Being a part of a community of women has always been bittersweet for me. On one hand, I think it's really great to share experiences with other people that carry a female body thru this world, who were socialized on the feminine end of the spectrum, and who inevitably deal with being basically an outsider in a man's world (cuz this is still more true than anyone wants to admit). But on the other hand, you get enough women in a room together and get them talking, and soon i'm gonna feel uncomfortable/unwelcome to the point of being driven from my seat. Because I also feel a strong connection with the masculine point of view, I chose to pick up enough of the male socialization that my brothers were given, and I have enough internalized misogyny to keep me from feeling accepted/safe in all-women spaces.

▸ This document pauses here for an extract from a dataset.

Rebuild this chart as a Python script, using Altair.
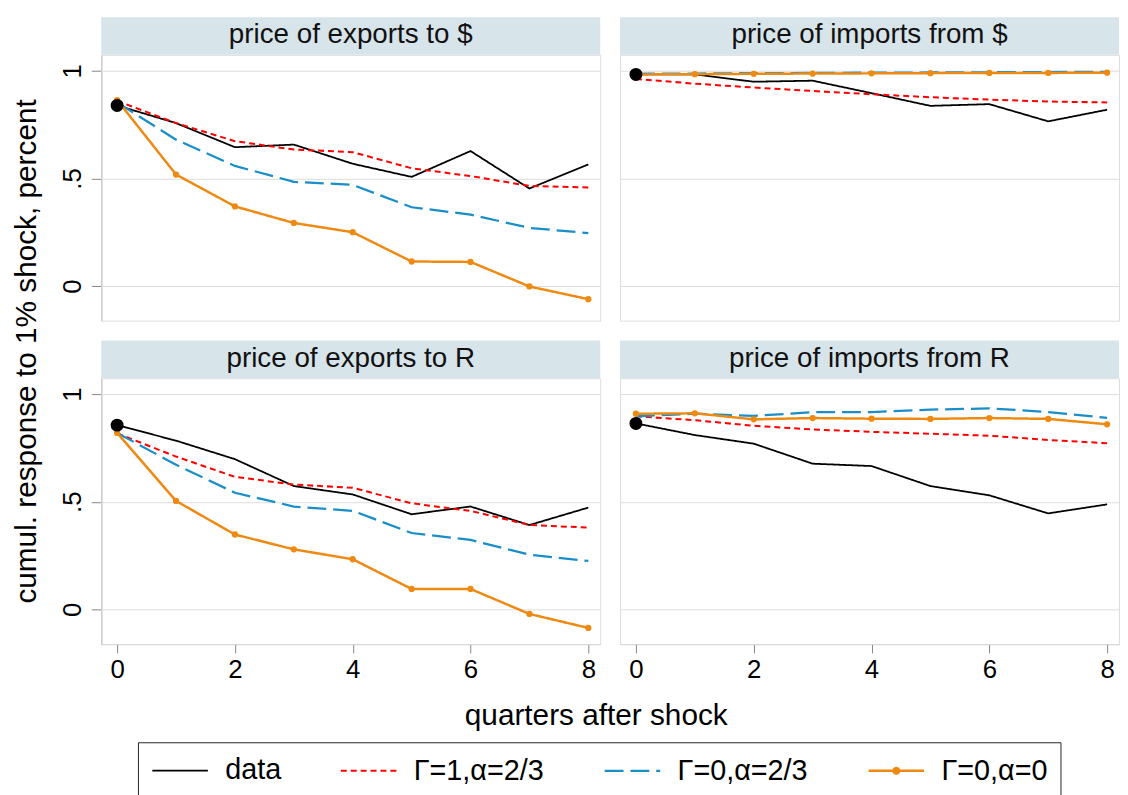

(yes, I know how shitty this phrase can sound, but it's true:) some of my best friends are women. I connect with women (usually in a one-on-one situation) in a very real and comfortable way because I learned this skill in order to function as a 'girl'. But also I have always been emotionally accessible, thoughtful and interested, and very good with verbal communication. And building relationships with people by listening to them and talking with them is very important to me. So, yes. Because women are taught these skills more than men are, I know how to function in relationship with them very well and have become close with many of them. And thank god I have.

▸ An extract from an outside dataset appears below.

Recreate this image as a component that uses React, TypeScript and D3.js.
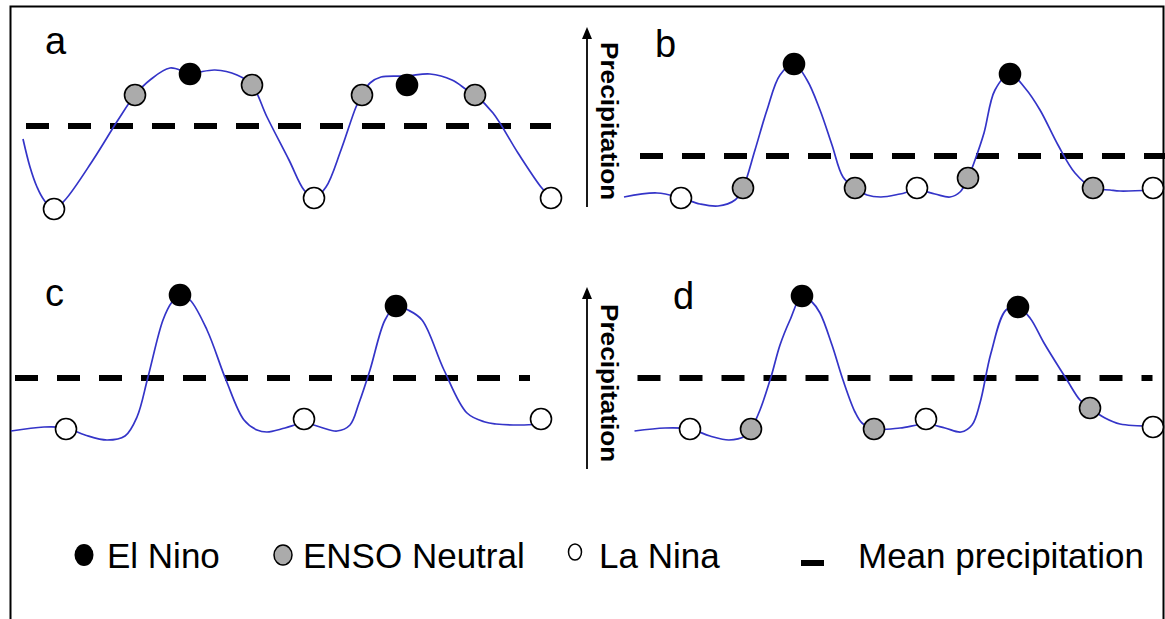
import React from "react";
import * as d3 from "d3";

// ---- data (time units along x, precipitation units along y) ----
type Pt = [number, number];
type Mk = [number, number, string];

const panelLabels = ["a", "b", "c", "d"];

const curveA: Pt[] = [
  [13, 81], [20, 53], [27, 33], [34, 20], [44, 11], [55, 20], [83, 60], [108, 100],
  [125, 125], [140, 140], [160, 152], [180, 147], [205, 150], [227, 145], [242, 135],
  [257, 103], [279, 60], [294, 30], [304, 22], [316, 33], [331, 70], [346, 113],
  [352, 125], [360, 137], [371, 143], [397, 144], [420, 146], [442, 140], [457, 130],
  [465, 125], [483, 107], [508, 67], [531, 33], [541, 22],
];
const markersA: Mk[] = [
  [44, 11, "La Nina"], [125, 125, "Neutral"], [180, 146, "El Nino"], [242, 135, "Neutral"],
  [304, 22, "La Nina"], [352, 125, "Neutral"], [397, 135, "El Nino"], [465, 125, "Neutral"],
  [541, 22, "La Nina"],
];

const curveB: Pt[] = [
  [4, 23], [37, 27], [61, 22], [80, 16], [98, 14], [115, 20], [123, 32], [135, 70],
  [147, 110], [160, 145], [174, 156], [187, 140], [200, 110], [212, 75], [223, 43],
  [235, 32], [247, 25], [261, 23], [280, 26], [297, 30], [315, 26], [330, 23], [340, 28],
  [348, 42], [355, 60], [364, 87], [375, 130], [390, 146], [405, 132], [420, 110],
  [438, 75], [455, 47], [473, 32], [490, 30], [500, 29], [533, 30],
];
const markersB: Mk[] = [
  [61, 22, "La Nina"], [123, 32, "Neutral"], [174, 156, "El Nino"], [235, 32, "Neutral"],
  [297, 32, "La Nina"], [348, 42, "Neutral"], [390, 146, "El Nino"], [473, 32, "Neutral"],
  [533, 32, "La Nina"],
];

const curveC: Pt[] = [
  [1, 39], [34, 43], [56, 42], [75, 35], [97, 30], [115, 34], [127, 53], [138, 93],
  [153, 150], [162, 168], [170, 175], [180, 170], [197, 140], [216, 90], [234, 50],
  [247, 40], [257, 38], [275, 42], [294, 47], [310, 43], [327, 39], [340, 45], [349, 67],
  [360, 100], [375, 150], [386, 164], [398, 160], [412, 150], [434, 100], [457, 57],
  [475, 48], [486, 46], [510, 45], [531, 46],
];
const markersC: Mk[] = [
  [56, 41, "La Nina"], [170, 175, "El Nino"], [294, 51, "La Nina"], [386, 164, "El Nino"],
  [531, 51, "La Nina"],
];

const curveD: Pt[] = [
  [14.5, 39], [45, 42], [70, 41], [90, 34], [109, 30], [125, 34], [131, 41], [140, 60],
  [151, 93], [160, 125], [170, 150], [182, 174], [192, 168], [200, 157], [212, 125],
  [223, 90], [235, 58], [242, 47], [254, 41], [280, 42], [306, 46], [325, 42], [341, 38],
  [352, 45], [360, 67], [371, 117], [386, 160], [398, 163], [410, 152], [424, 127],
  [447, 90], [460, 70], [470, 62], [485, 52], [500, 46], [533, 44],
];
const markersD: Mk[] = [
  [70, 41, "La Nina"], [131, 41, "Neutral"], [182, 174, "El Nino"], [254, 41, "Neutral"],
  [306, 51, "La Nina"], [398, 163, "El Nino"], [470, 62, "Neutral"], [533, 43, "La Nina"],
];

// mean precipitation level and its extent along time, per panel
const meanLevel = [94, 64, 92, 92];
const meanStart = [16, 20, 5, 17.5];
const meanEnd = [541, 550, 520, 532.5];

const legendItems = ["El Nino", "ENSO Neutral", "La Nina", "Mean precipitation"];
const axisTitle = "Precipitation";

// ---- styling ----
const phaseFill: Record<string, string> = {
  "El Nino": "#000000",
  Neutral: "#ababab",
  "La Nina": "#ffffff",
};
const FONT = "'Liberation Sans', Arial, Helvetica, sans-serif";
const LINE = "#3434c8";

const panels = [
  { curve: curveA, markers: markersA, x0: 10, yBase: 220, lx: 45, ly: 54, axis: null },
  { curve: curveB, markers: markersB, x0: 620, yBase: 220, lx: 655, ly: 57, axis: { tip: 27, bottom: 207, t0: 42 } },
  { curve: curveC, markers: markersC, x0: 10, yBase: 470, lx: 45, ly: 306, axis: null },
  { curve: curveD, markers: markersD, x0: 620, yBase: 470, lx: 673, ly: 309, axis: { tip: 287, bottom: 469, t0: 304 } },
];

export default function App() {
  const W = 1165;
  const H = 619;
  const titleNatural = 139; // natural bold width at 23px
  const titleLen = 158;
  return (
    <svg
      width={W}
      height={H}
      style={{ position: "absolute", left: 0, top: 0, background: "#fff" }}
    >
      {/* frame */}
      <path d={`M10.5,${H + 10} L10.5,6.5 L1163.5,6.5 L1163.5,${H + 10}`} fill="none" stroke="#000" strokeWidth={2} />
      {panels.map((p, i) => {
        const x = d3.scaleLinear().domain([0, 560]).range([p.x0, p.x0 + 560]);
        const y = d3.scaleLinear().domain([0, 220]).range([p.yBase, p.yBase - 220]);
        const line = d3
          .line<Pt>()
          .x((d) => x(d[0]))
          .y((d) => y(d[1]))
          .curve(d3.curveCatmullRom.alpha(0.5));
        return (
          <g key={i}>
            <text x={p.lx} y={p.ly} fontFamily={FONT} fontSize={38} fill="#000">
              {panelLabels[i]}
            </text>
            <line
              x1={x(meanStart[i])}
              x2={x(meanEnd[i])}
              y1={y(meanLevel[i])}
              y2={y(meanLevel[i])}
              stroke="#000"
              strokeWidth={6}
              strokeDasharray="23 19"
            />
            <path d={line(p.curve) || ""} fill="none" stroke={LINE} strokeWidth={1.7} />
            {p.markers.map((m, j) => (
              <circle
                key={j}
                cx={x(m[0])}
                cy={y(m[1])}
                r={10.5}
                fill={phaseFill[m[2]]}
                stroke="#000"
                strokeWidth={1.6}
              />
            ))}
            {p.axis && (
              <g>
                <line x1={587} x2={587} y1={p.axis.bottom} y2={p.axis.tip + 8} stroke="#000" strokeWidth={1.8} />
                <path
                  d={`M587,${p.axis.tip} L582,${p.axis.tip + 12} L592,${p.axis.tip + 12} Z`}
                  fill="#000"
                />
                <text
                  transform={`translate(601,${p.axis.t0}) rotate(90) scale(${titleLen / titleNatural},1)`}
                  fontFamily={FONT}
                  fontWeight="bold"
                  fontSize={23}
                  fill="#000"
                >
                  {axisTitle}
                </text>
              </g>
            )}
          </g>
        );
      })}
      {/* legend */}
      <g fontFamily={FONT} fontSize={35} fill="#000">
        <ellipse cx={84} cy={555} rx={9.5} ry={11} fill="#000" />
        <text x={107} y={568}>{legendItems[0]}</text>
        <ellipse cx={283} cy={555} rx={9} ry={10} fill="#ababab" stroke="#000" strokeWidth={1.5} />
        <text x={303} y={568}>{legendItems[1]}</text>
        <ellipse cx={575} cy={552} rx={6.5} ry={8} fill="#fff" stroke="#000" strokeWidth={1.5} />
        <text x={599} y={568}>{legendItems[2]}</text>
        <line x1={801} x2={824} y1={563} y2={563} stroke="#000" strokeWidth={6} />
        <text x={858} y={568}>{legendItems[3]}</text>
      </g>
    </svg>
  );
}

Because of all of this history that I have with my female friends, I take it as a bit of a compliment when they want to count me as one of their members by using 'she' to describe me, even though it feels remarkably inaccurate right now. However, it is also true that if they were to use the word 'he' for me, I would be even more flattered. Here's why: because if my friend has taken into account both our history of feminine bonding in our friendship, and where I am in my life and what i'm trying to accomplish in my interactions with others, to the point of figuring out how to be comfortable using a masculine pronoun for me, I will count it as a huge compliment. Partially because it feels like a real vote of confidence that she is willing to use a word that describes a group of people that historically have not been good at understanding her group, without actually lumping me into that category (at least I assume non-lumpage, given our closeness). And furthermore, if she is talking to someone I don't know particularly well, it feels like i'm being given even more of a gift since she is allowing me to choose for myself when I want to divulge my personal gender profile to that other person.

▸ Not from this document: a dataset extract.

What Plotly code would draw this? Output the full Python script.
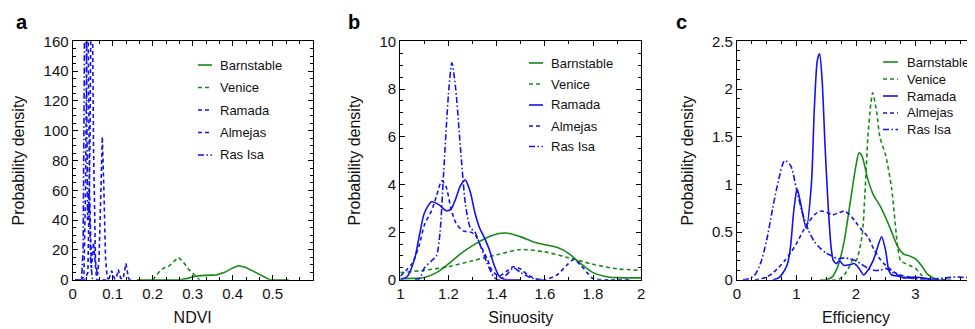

And yet, somehow the opposite is true for men. Well, not the opposite cuz there is no opposite, but kind of. If a man that I have known for a long time uses 'she' for me, it feels both familiar, because it means we can fall into the more accepted 'male/female' interactions, and somewhat insulting, because it means he is setting us up to fall into said gender roles. In fact, it feels a bit like being ghettoized. Boxed in. Trapped in a habit I don't want to be a part of anymore. And, because of my internalized misogyny, like i'm being lessened or trivialized by this label. Like I said earlier, a lot of this is my own shit about never feeling fully accepted as one of the guys. Therefore, if he uses the word 'he' for me, I feel instantly as if I have been brought into the fold. It's an incredible compliment for me and makes me feel awesome. It means he has thought about me and how I want to be seen and possibly allowed some part of my personality to resonate as being masculine enough for that word to sound like it might actually describe at least something about me. That feels exactly like success in my book; that something about me feels masculine enough for a guy to see me as at least partially in that club. (yes, I hear the faint sound of a younger brother looking to be let into the cool kids' club. I have an older brother and that experience is deeply embedded in my psyche as the way to acceptance. Whatever, don't judge.)
All of this is why I am a bit harsher with the men in my life around the use of pronouns for me. Because for women, I can feel the love on both sides of the coin, and for men can only feel it on one.
now, the tricky part is when the guy I have known for a long time has also been a love interest in the past, cuz that makes things at least five times more complicated. Cuz now we are dealing with my feelings for him (past and present), my feelings about my gender&sexuality, his feelings for me (past and present), his feelings about my gender&sexuality and his feelings about his own sexuality. (my feelings about his sexuality are only a part of this equation if he makes them so. Cuz in my head, how I identify doesn't change my understanding of how he identifies. But in his, it might.)
The one I think has the most pitfalls would be: his feelings about his own sexuality. Say a cis-gendered hetero guy I know and love decides to use a masculine pronoun for me. Now, if he doesn't want to flat-out deny any history of intimacy we might have had, he is going to have to assess how he feels about using a masculine pronoun for someone he has made out with, and then decide what that means for his understanding of his sexuality. It could mean nothing. It could mean everything. Depends on where he is with his homophobia and his ally-ship.
I understand that this could be difficult, which is why when a guy friend uses 'he' for me, I feel so grateful. Cuz I myself wouldn't want to deny any part of my relationship with him, but given that i'm okay with being a bit of a fag, it doesn't change my sense of myself in any way to accept it. And that's cuz i'm queer. For me, being queer means identifying as broadly as possible on the gender spectrum as well as being attracted to as broad a spectrum as possible. This is the problem with identifying as a heterosexual: it puts you into an either/or situation. And I think a lot of people, especially men, are there by default. That though they may be somewhat attracted to men (as well as women, i'm not gonna talk about closeted gays here), they have found it a lot easier to just stick with the 'opposite' gender for sake of simplicity or convenience. Flipping a coin is a lot easier than finding the right section of a sliding scale.
But a coin doesn't actually work in this situation. I won't allow it to simply by existing how I do. My gender is a journey, not a static thing. And that means other people have to get on board the train or never change their idea of me (however historically accurate) to fit where I am now. Hence my abhorrence of gendered pronouns.
Which is why i'm going to ask you, dear reader, a favor: try boycotting them. Just try, for like, 2 minutes, the next time you speak of me (whether i'm there or not) try to eschew the use of any gendered pronoun in reference to me. Believe me, I know what i'm asking you to do. I've been doing grammatical acrobatics in order to make this work for years now (when talking about others) for this exact reason, and I know how hard it is.
I'll give you two pointers: 1) sometimes, if you structure the sentence right, 'they' doesn't sound completely ridiculous and unclear as to the number of people mentioned, and 2) my name is one syllable, it's not that annoying to repeat it more times than usual in a sentence, or even a paragraph.
maybe some of you have already done this for me, maybe you already do this for many people in your life. if so, I readily and heartily thank you. If you haven't, know that I and a vast number of my genderqueer ilk will be eternally grateful to you for just making the effort.